▶ _Data segment_:

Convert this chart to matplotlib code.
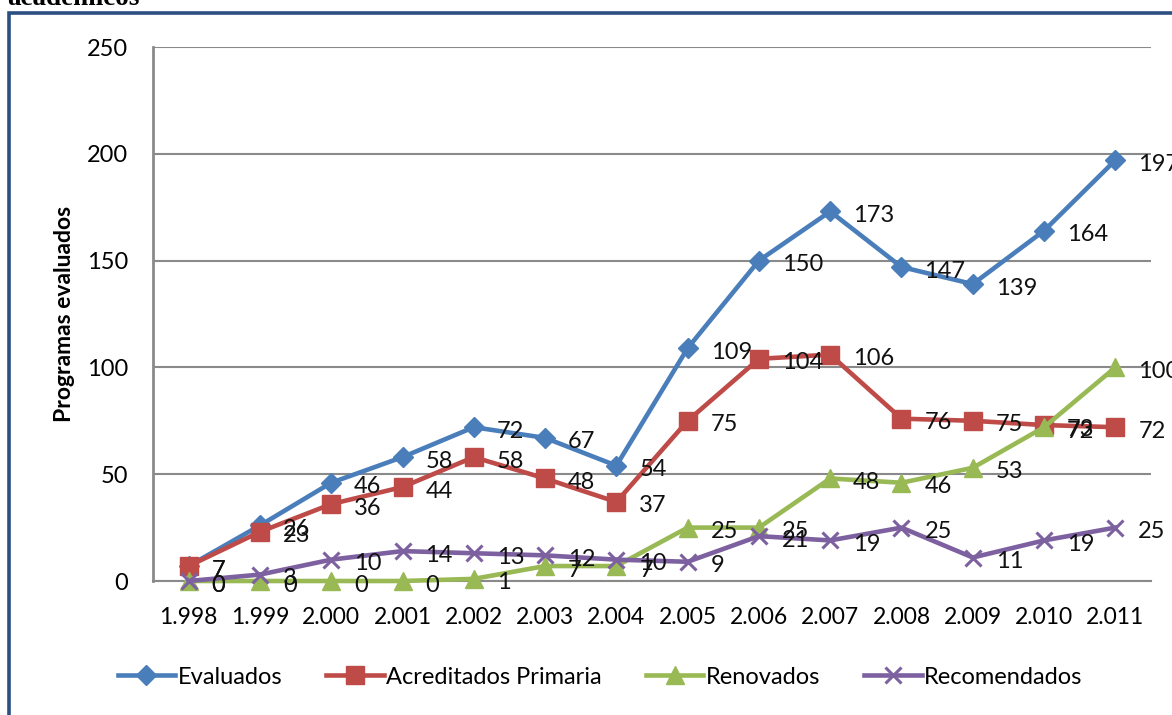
import matplotlib
matplotlib.use("Agg")
import matplotlib.pyplot as plt
from matplotlib.patches import Rectangle

years = ["1.998", "1.999", "2.000", "2.001", "2.002", "2.003", "2.004",
         "2.005", "2.006", "2.007", "2.008", "2.009", "2.010", "2.011"]
evaluados = [7, 26, 46, 58, 72, 67, 54, 109, 150, 173, 147, 139, 164, 197]
acreditados = [7, 23, 36, 44, 58, 48, 37, 75, 104, 106, 76, 75, 73, 72]
renovados = [0, 0, 0, 0, 1, 7, 7, 25, 25, 48, 46, 53, 72, 100]
recomendados = [0, 3, 10, 14, 13, 12, 10, 9, 21, 19, 25, 11, 19, 25]
series_names = ["Evaluados", "Acreditados Primaria", "Renovados", "Recomendados"]
yticks = [0, 50, 100, 150, 200, 250]

plt.rcParams['font.family'] = ['Lato', 'DejaVu Sans']

W, H = 1172, 715
fig = plt.figure(figsize=(W / 100, H / 100), dpi=100)

# Outer chart border (dark blue)
fig.patches.append(Rectangle((9 / W, -0.05), 1.2, 1 - 13 / H + 0.05,
                             transform=fig.transFigure, fill=False,
                             edgecolor='#2B4F81', linewidth=2.6, zorder=0))
# Cut-off title
fig.text(7 / W, 1 - 5 / H, "académicos", family='Liberation Serif',
         fontweight='bold', fontsize=19.5, va='baseline', ha='left', color='black')

ax = fig.add_axes([153 / W, 1 - 581 / H, 998 / W, 534 / H])
x = list(range(len(years)))

styles = [
    (evaluados, '#4A7EBB', 'D', 10.5, dict()),
    (acreditados, '#BE4B48', 's', 13, dict()),
    (renovados, '#98B954', '^', 13, dict()),
    (recomendados, '#7D60A0', 'x', 12, dict(markeredgewidth=2.2)),
]
for (vals, col, mk, ms, extra), name in zip(styles, series_names):
    ax.plot(x, vals, color=col, linewidth=3.3, marker=mk, markersize=ms,
            markerfacecolor=col, markeredgecolor=col, label=name,
            clip_on=False, zorder=3, **extra)
    for xi, v in zip(x, vals):
        ax.annotate(str(v), (xi, v), xytext=(23, -4), textcoords='offset pixels',
                    ha='left', va='center', fontsize=17, color='#111111',
                    annotation_clip=False, zorder=4)

ax.set_xlim(-0.5, len(years) - 0.5)
ax.set_ylim(0, 250)
ax.set_yticks(yticks)
ax.set_xticks(x)
ax.set_xticklabels(years)
ax.tick_params(axis='y', length=0, labelsize=17, colors='black', pad=18)
ax.tick_params(axis='x', length=0, labelsize=16.5, colors='black', pad=19)
ax.grid(axis='y', color='#8A8A8A', linewidth=1.5, zorder=0)
for s in ['top', 'right']:
    ax.spines[s].set_visible(False)
ax.spines['left'].set_color('#8A8A8A')
ax.spines['left'].set_linewidth(2)
ax.spines['bottom'].set_color('#8A8A8A')
ax.spines['bottom'].set_linewidth(1.5)
ax.set_ylabel("Programas evaluados", fontsize=16.5, fontweight='bold')
ax.yaxis.set_label_coords(-0.078, 0.5)

leg = fig.legend(loc='center', bbox_to_anchor=(600 / W, 1 - 677 / H), ncol=4,
                 frameon=False, fontsize=17, handlelength=2.45, columnspacing=1.85,
                 handletextpad=0.1)

fig.savefig("out.png", dpi=100)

▶ _Job_: Return each line exactly as written. Any picture gets left out.

▶ _Correct output_:
Convert this chart to matplotlib code.
import matplotlib
matplotlib.use("Agg")
import matplotlib.pyplot as plt
from matplotlib.patches import Rectangle

years = ["1.998", "1.999", "2.000", "2.001", "2.002", "2.003", "2.004",
         "2.005", "2.006", "2.007", "2.008", "2.009", "2.010", "2.011"]
evaluados = [7, 26, 46, 58, 72, 67, 54, 109, 150, 173, 147, 139, 164, 197]
acreditados = [7, 23, 36, 44, 58, 48, 37, 75, 104, 106, 76, 75, 73, 72]
renovados = [0, 0, 0, 0, 1, 7, 7, 25, 25, 48, 46, 53, 72, 100]
recomendados = [0, 3, 10, 14, 13, 12, 10, 9, 21, 19, 25, 11, 19, 25]
series_names = ["Evaluados", "Acreditados Primaria", "Renovados", "Recomendados"]
yticks = [0, 50, 100, 150, 200, 250]

plt.rcParams['font.family'] = ['Lato', 'DejaVu Sans']

W, H = 1172, 715
fig = plt.figure(figsize=(W / 100, H / 100), dpi=100)

# Outer chart border (dark blue)
fig.patches.append(Rectangle((9 / W, -0.05), 1.2, 1 - 13 / H + 0.05,
                             transform=fig.transFigure, fill=False,
                             edgecolor='#2B4F81', linewidth=2.6, zorder=0))
# Cut-off title
fig.text(7 / W, 1 - 5 / H, "académicos", family='Liberation Serif',
         fontweight='bold', fontsize=19.5, va='baseline', ha='left', color='black')

ax = fig.add_axes([153 / W, 1 - 581 / H, 998 / W, 534 / H])
x = list(range(len(years)))

styles = [
    (evaluados, '#4A7EBB', 'D', 10.5, dict()),
    (acreditados, '#BE4B48', 's', 13, dict()),
    (renovados, '#98B954', '^', 13, dict()),
    (recomendados, '#7D60A0', 'x', 12, dict(markeredgewidth=2.2)),
]
for (vals, col, mk, ms, extra), name in zip(styles, series_names):
    ax.plot(x, vals, color=col, linewidth=3.3, marker=mk, markersize=ms,
            markerfacecolor=col, markeredgecolor=col, label=name,
            clip_on=False, zorder=3, **extra)
    for xi, v in zip(x, vals):
        ax.annotate(str(v), (xi, v), xytext=(23, -4), textcoords='offset pixels',
                    ha='left', va='center', fontsize=17, color='#111111',
                    annotation_clip=False, zorder=4)

ax.set_xlim(-0.5, len(years) - 0.5)
ax.set_ylim(0, 250)
ax.set_yticks(yticks)
ax.set_xticks(x)
ax.set_xticklabels(years)
ax.tick_params(axis='y', length=0, labelsize=17, colors='black', pad=18)
ax.tick_params(axis='x', length=0, labelsize=16.5, colors='black', pad=19)
ax.grid(axis='y', color='#8A8A8A', linewidth=1.5, zorder=0)
for s in ['top', 'right']:
    ax.spines[s].set_visible(False)
ax.spines['left'].set_color('#8A8A8A')
ax.spines['left'].set_linewidth(2)
ax.spines['bottom'].set_color('#8A8A8A')
ax.spines['bottom'].set_linewidth(1.5)
ax.set_ylabel("Programas evaluados", fontsize=16.5, fontweight='bold')
ax.yaxis.set_label_coords(-0.078, 0.5)

leg = fig.legend(loc='center', bbox_to_anchor=(600 / W, 1 - 677 / H), ncol=4,
                 frameon=False, fontsize=17, handlelength=2.45, columnspacing=1.85,
                 handletextpad=0.1)

fig.savefig("out.png", dpi=100)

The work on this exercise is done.